Why Self-Talk Is Never Neutral

admin

We often treat self-talk as harmless background noise—something that happens automatically, without consequence.

But language does not function that way.

Every repeated phrase carries direction. It trains the mind to interpret experience in a particular way. Over time, it becomes the lens through which reality is filtered.

Self-talk is not simply expression. It is formation.

When a person repeatedly tells themselves, “This is just how I am,” they are not stating a fact. They are issuing a command—to stop growing, to stop questioning, to stop expecting change.

When a person repeats, “Nothing ever works out for me,” the mind begins organizing evidence to support that claim. Failures are magnified. Successes are dismissed. The narrative strengthens through repetition.
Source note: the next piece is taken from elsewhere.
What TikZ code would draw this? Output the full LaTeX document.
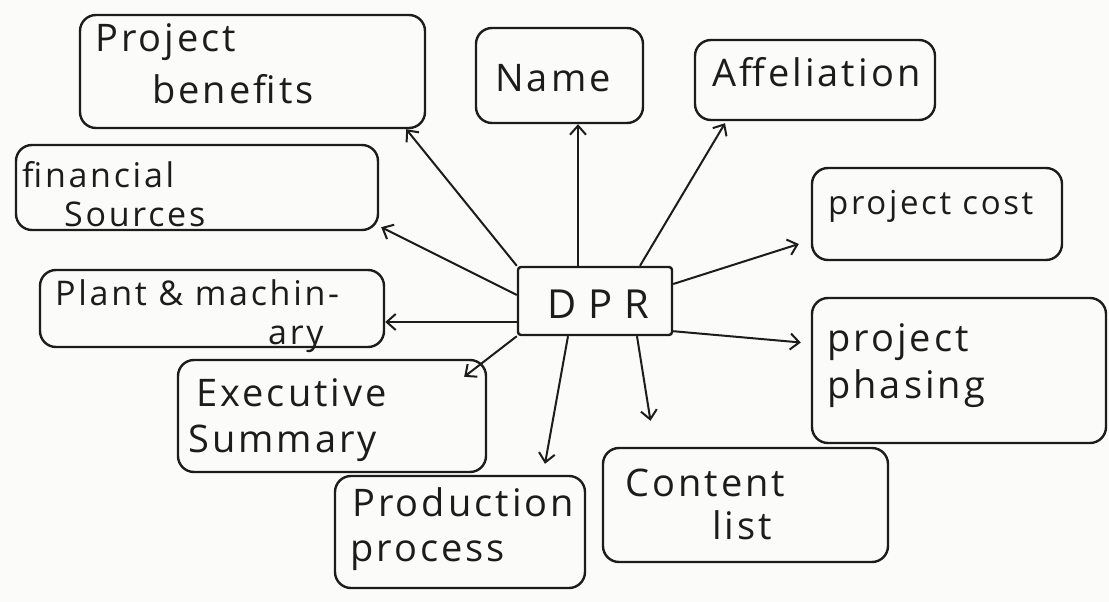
\documentclass[tikz,border=0pt]{standalone}
\usepackage{fontspec}
\setmainfont{Open Sans}[LetterSpace=8]
\usetikzlibrary{arrows.meta}
\definecolor{ink}{HTML}{1C1C1C}
\definecolor{paper}{HTML}{FBFBFA}
\begin{document}
\begin{tikzpicture}[x=1pt,y=-1pt,
  box/.style={draw=ink, line width=2.4pt, rounded corners=16pt, inner sep=0pt},
  txt/.style={anchor=base west, inner sep=0pt, text=ink, font=\fontsize{38}{44}\selectfont},
  small/.style={font=\fontsize{34}{40}\selectfont},
  arr/.style={draw=ink, line width=2pt, -{Straight Barb[length=9pt,width=16pt,line width=2pt]}}]
% page
\fill[paper] (0,0) rectangle (1109,602);
\useasboundingbox (0,0) rectangle (1109,602);

% boxes
\node[box, minimum width=345pt, minimum height=113pt] (ben)     at (252.5,71.5) {};
\node[box, minimum width=167pt, minimum height=95pt]  (name)    at (559.5,75.5) {};
\node[box, minimum width=240pt, minimum height=80pt]  (affil)   at (815,80) {};
\node[box, minimum width=362pt, minimum height=85pt]  (fin)     at (197,187.5) {};
\node[box, minimum width=250pt, minimum height=92pt]  (cost)    at (937,214) {};
\node[box, minimum width=154pt, minimum height=68pt, rounded corners=3pt] (dpr) at (595,301) {};
\node[box, minimum width=344pt, minimum height=77pt]  (plant)   at (212,308.5) {};
\node[box, minimum width=294pt, minimum height=145pt] (phase)   at (959,370.5) {};
\node[box, minimum width=308pt, minimum height=112pt] (exec)    at (332,416) {};
\node[box, minimum width=250pt, minimum height=112pt] (prod)    at (460,532) {};
\node[box, minimum width=285pt, minimum height=114pt] (content) at (745.5,505) {};

% labels
\node[txt] (benA) at (95,52) {Project};
\node[txt] (benB) at (152,103) {benefits};
\node[txt] (nameT) at (495,92) {Name};
\node[txt] (affilT) at (712,86) {Affeliation};
\node[txt, small] (finA) at (22,187) {financial};
\node[txt, small] (finB) at (64,226) {Sources};
\node[txt, font=\fontsize{33}{38}\selectfont] (costT) at (828,214) {project cost};
\node[txt, font=\fontsize{40}{44}\selectfont] (dprT) at (547,318) {D\kern12pt P\kern12pt R};
\node[txt, small] (plantA) at (55,305) {Plant \& machin-};
\node[txt, small] (plantB) at (268,344) {ary};
\node[txt] (phaseA) at (827,351) {project};
\node[txt] (phaseB) at (827,398) {phasing};
\node[txt] (execA) at (196,406) {Executive};
\node[txt] (execB) at (188,452) {Summary};
\node[txt] (prodA) at (352,516) {Production};
\node[txt] (prodB) at (350,561) {process};
\node[txt] (contA) at (625,496) {Content};
\node[txt] (contB) at (712,539) {list};

% connectors from DPR
\draw[arr] (dpr.north west) -- ([xshift=-20pt]ben.south east);
\draw[arr] ([xshift=-17pt]dpr.north) -- ([xshift=-17pt]dpr.north |- name.south);
\draw[arr] ([xshift=45pt]dpr.north) -- ([xshift=-90pt,yshift=-2pt]affil.south);
\draw[arr] ([yshift=6pt]dpr.west) -- ([xshift=2pt,yshift=4pt]fin.south east);
\draw[arr] ([yshift=-21pt]dpr.west) -- ([yshift=-21pt]dpr.west -| plant.east);
\draw[arr] (dpr.south west) -- ([xshift=-23pt,yshift=-18pt]exec.north east);
\draw[arr] ([xshift=-27pt]dpr.south) -- ([xshift=85pt,yshift=11pt]prod.north);
\draw[arr] ([xshift=42pt]dpr.south) -- ([xshift=-95pt,yshift=26pt]content.north);
\draw[arr] ([yshift=17pt]dpr.east) -- ([xshift=-12pt,yshift=-30pt]cost.west);
\draw[arr] ([yshift=5pt]dpr.south east) -- ([xshift=-10pt,yshift=28pt]phase.west);
\end{tikzpicture}
\end{document}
The danger of self-talk is not that it is loud, but that it is familiar. Familiar language feels true, even when it is inaccurate. The mind confuses repetition with reality.

This is why transformation requires interruption.

Interrupting self-talk does not mean silencing the mind. It means refusing to allow unexamined language to dominate. It means learning to listen to your own thoughts without automatically agreeing with them.

Words shape perception. Perception shapes behavior. Behavior reinforces belief.

Once this cycle is understood, responsibility becomes unavoidable. Not responsibility in a condemning sense, but in a clarifying one. If language is shaping belief, then belief can be reshaped—deliberately.

This is not quick work. It is not glamorous. But it is effective.

Self-talk is never neutral. It is always forming something. The only question is whether it is forming consciously, or by default.